### WHAT TO WORK ON
From the listing below, extract every line in which the word "picture" appears.

■ ■ ■ ■ ■ ■ ■

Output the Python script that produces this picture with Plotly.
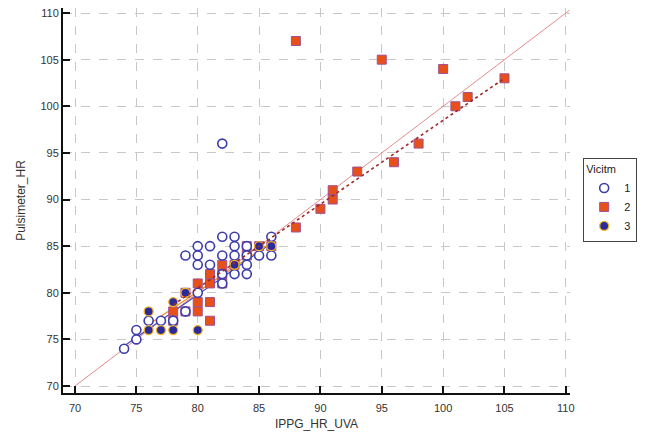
import plotly.graph_objects as go

# Series 1 (open circles)
x1 = [82, 82, 83, 86, 80, 81, 83, 84, 79, 80, 82, 83, 84, 85, 86, 80, 81, 84, 82, 83, 84, 82, 80, 79, 76, 77, 78, 75, 75, 74]
y1 = [96, 86, 86, 86, 85, 85, 85, 85, 84, 84, 84, 84, 84, 84, 84, 83, 83, 83, 82, 82, 82, 81, 80, 78, 77, 77, 77, 76, 75, 74]
# Series 2 (squares)
x2 = [88, 95, 100, 105, 102, 101, 98, 96, 93, 91, 91, 90, 88,
      84, 85, 86, 84, 82, 83, 81, 82, 80, 81, 82, 79, 80, 81, 78, 79, 80, 78, 81]
y2 = [107, 105, 104, 103, 101, 100, 96, 94, 93, 91, 90, 89, 87,
      85, 85, 85, 84, 83, 83, 82, 82, 81, 81, 81, 80, 79, 79, 78, 78, 78, 77, 77]
# Series 3 (filled circles)
x3 = [86, 85, 83, 79, 78, 76, 76, 77, 78, 80]
y3 = [85, 85, 83, 80, 79, 78, 76, 76, 76, 76]

# Fit / reference lines (endpoints)
identity_x = [70, 110.3]
identity_y = [70, 110.3]
fit1_x = [74, 86]
fit1_y = [74.3, 85.3]
fit2_x = [78, 105]
fit2_y = [78.7, 103.0]
fit3_x = [76, 86]
fit3_y = [76.6, 85.4]

xticks = [70, 75, 80, 85, 90, 95, 100, 105, 110]
yticks = [70, 75, 80, 85, 90, 95, 100, 105, 110]

FONT = "Liberation Sans, Arial"

fig = go.Figure()

fig.add_trace(go.Scatter(x=identity_x, y=identity_y, mode="lines",
                         line=dict(color="rgba(220,110,110,0.8)", width=1),
                         showlegend=False, hoverinfo="skip"))
fig.add_trace(go.Scatter(x=fit1_x, y=fit1_y, mode="lines",
                         line=dict(color="#4a4ab8", width=1.2),
                         showlegend=False, hoverinfo="skip"))
fig.add_trace(go.Scatter(x=fit3_x, y=fit3_y, mode="lines",
                         line=dict(color="#e8902a", width=1.2),
                         showlegend=False, hoverinfo="skip"))

fig.add_trace(go.Scatter(x=x2, y=y2, mode="markers", name="2", legendrank=2,
                         marker=dict(symbol="square", size=9, color="#e8501a",
                                     line=dict(color="#a05090", width=1))))
fig.add_trace(go.Scatter(x=x1, y=y1, mode="markers", name="1", legendrank=1,
                         marker=dict(symbol="circle", size=9, color="white",
                                     line=dict(color="#3c3caa", width=1.6))))
fig.add_trace(go.Scatter(x=x3, y=y3, mode="markers", name="3", legendrank=3,
                         marker=dict(symbol="circle", size=9, color="#2a2a9a",
                                     line=dict(color="#f0b428", width=1.3))))
fig.add_trace(go.Scatter(x=fit2_x, y=fit2_y, mode="lines",
                         line=dict(color="#a02828", width=1.6, dash="dot"),
                         showlegend=False, hoverinfo="skip"))

axis_common = dict(
    showline=True, linecolor="#111", linewidth=2, mirror=False,
    ticks="inside", ticklen=7, tickwidth=2, tickcolor="#111",
    showgrid=True, gridcolor="#c8c8c8", gridwidth=1, griddash="dash",
    zeroline=False, automargin=False, ticklabeloverflow="allow",
    tickfont=dict(family=FONT, size=11, color="#333"),
)

fig.update_xaxes(range=[69.02, 110.34], tickvals=xticks, ticklabelstandoff=4,
                 title=dict(text="IPPG_HR_UVA", font=dict(family=FONT, size=12, color="#333"), standoff=6),
                 **axis_common)
fig.update_yaxes(range=[69.25, 110.54], tickvals=yticks,
                 title=dict(text="Pulsimeter_HR", font=dict(family=FONT, size=12, color="#333"), standoff=12),
                 **axis_common)

fig.update_layout(
    width=647, height=435,
    margin=dict(l=55, r=85, t=0, b=50, autoexpand=False),
    paper_bgcolor="white", plot_bgcolor="white",
    legend=dict(x=1.026, y=0.61, xanchor="left", yanchor="top",
                bordercolor="#444", borderwidth=1, bgcolor="white",
                title=dict(text="Vicitm", font=dict(family=FONT, size=11, color="#222")),
                font=dict(family=FONT, size=11, color="#222"),
                tracegroupgap=0, itemwidth=30),
    showlegend=True,
)

fig.write_html("out.html")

■ ■ ■ ■ ■ ■ ■

### RESULT
Output the Python script that produces this picture with Plotly.

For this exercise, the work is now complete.